### DATA EXCERPT ###

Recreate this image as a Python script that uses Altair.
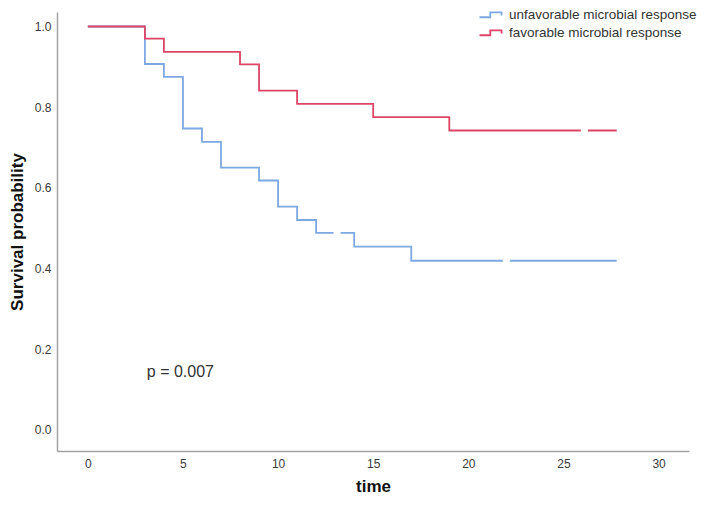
import altair as alt
import pandas as pd

# Kaplan-Meier step data
groups = ["unfavorable microbial response", "favorable microbial response"]
colors = ["#7ea8e2", "#dc4566"]

unfav_time = [0, 3, 4, 5, 6, 7, 9, 10, 11, 12, 14, 17, 27.8]
unfav_surv = [1.0, 0.907, 0.875, 0.747, 0.714, 0.650, 0.618, 0.553, 0.520, 0.488, 0.454, 0.419, 0.419]

fav_time = [0, 3, 4, 8, 9, 11, 15, 19, 27.8]
fav_surv = [1.0, 0.970, 0.937, 0.906, 0.841, 0.808, 0.775, 0.742, 0.742]

# censored observations (drawn as small gaps in the curves)
cens_time = [13.1, 22.0, 26.1]
cens_surv = [0.488, 0.419, 0.742]

x_ticks = [0, 5, 10, 15, 20, 25, 30]
y_ticks = [0.0, 0.2, 0.4, 0.6, 0.8, 1.0]

p_label = ["p = 0.007"]
p_x = [3.1]
p_y = [0.143]

rows = []
for g, ts, ss in [(groups[0], unfav_time, unfav_surv), (groups[1], fav_time, fav_surv)]:
    for i, (t, s) in enumerate(zip(ts, ss)):
        rows.append({"group": g, "time": t, "surv": s, "order": i})
curves = pd.DataFrame(rows)
cens = pd.DataFrame({"time": cens_time, "surv": cens_surv})
ptext = pd.DataFrame({"label": p_label, "time": p_x, "surv": p_y})

FONT = "Liberation Sans"

xscale = alt.Scale(domain=[-1.62, 31.6], nice=False, zero=False)
yscale = alt.Scale(domain=[-0.053, 1.036], nice=False, zero=False)

step_path = "M-1.5,0.25H-0.3V-0.3H0.95V0.05"

lines = alt.Chart(curves).mark_line(interpolate="step-after", strokeWidth=1.8).encode(
    x=alt.X("time:Q", scale=xscale,
            axis=alt.Axis(title="time", values=x_ticks, format="d", grid=False, ticks=False,
                          domainColor="#a3a3a3", domainWidth=1.5,
                          labelFont=FONT, labelFontSize=12, labelColor="#3a3a3a", labelPadding=7,
                          titleFont=FONT, titleFontSize=17, titleFontWeight="bold",
                          titleColor="#111111", titlePadding=9)),
    y=alt.Y("surv:Q", scale=yscale,
            axis=alt.Axis(title="Survival probability", values=y_ticks, format=".1f", grid=False,
                          ticks=False, domainColor="#a3a3a3", domainWidth=1.5,
                          labelFont=FONT, labelFontSize=12, labelColor="#3a3a3a", labelPadding=6,
                          titleFont=FONT, titleFontSize=17, titleFontWeight="bold",
                          titleColor="#111111", titlePadding=8)),
    color=alt.Color("group:N", scale=alt.Scale(domain=groups, range=colors),
                    legend=alt.Legend(title=None, orient="none", legendX=426, legendY=-7,
                                      symbolType=step_path, symbolSize=324,
                                      symbolStrokeWidth=1.8, symbolFillColor="transparent",
                                      labelFont=FONT, labelFontSize=13.5, labelColor="#333333",
                                      labelOffset=6, labelLimit=0, rowPadding=1, padding=0)),
    detail="group:N",
    order="order:Q",
)

gaps = alt.Chart(cens).mark_tick(orient="vertical", color="white", size=7, thickness=7, opacity=1).encode(
    x=alt.X("time:Q", scale=xscale),
    y=alt.Y("surv:Q", scale=yscale),
)

ptxt = alt.Chart(ptext).mark_text(align="left", baseline="middle", font=FONT, fontSize=16,
                                  color="#333333").encode(
    x=alt.X("time:Q", scale=xscale),
    y=alt.Y("surv:Q", scale=yscale),
    text="label:N",
)

chart = alt.layer(lines, gaps, ptxt).properties(
    width=632, height=439,
    background="white",
    autosize=alt.AutoSizeParams(type="none"),
    padding={"left": 49, "top": 4, "right": 12, "bottom": 47},
).configure_view(strokeOpacity=0, strokeWidth=0)

chart.save("out.html", embed_options={"renderer": "svg", "actions": False})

###

### GIVEN REQUEST
Quote, please, every line of the material above from its start through the line that has "0.454, 0.419, 0.419]", reproducing the words exactly and dropping any images.

### OUTPUT
Recreate this image as a Python script that uses Altair.
import altair as alt
import pandas as pd

# Kaplan-Meier step data
groups = ["unfavorable microbial response", "favorable microbial response"]
colors = ["#7ea8e2", "#dc4566"]

unfav_time = [0, 3, 4, 5, 6, 7, 9, 10, 11, 12, 14, 17, 27.8]
unfav_surv = [1.0, 0.907, 0.875, 0.747, 0.714, 0.650, 0.618, 0.553, 0.520, 0.488, 0.454, 0.419, 0.419]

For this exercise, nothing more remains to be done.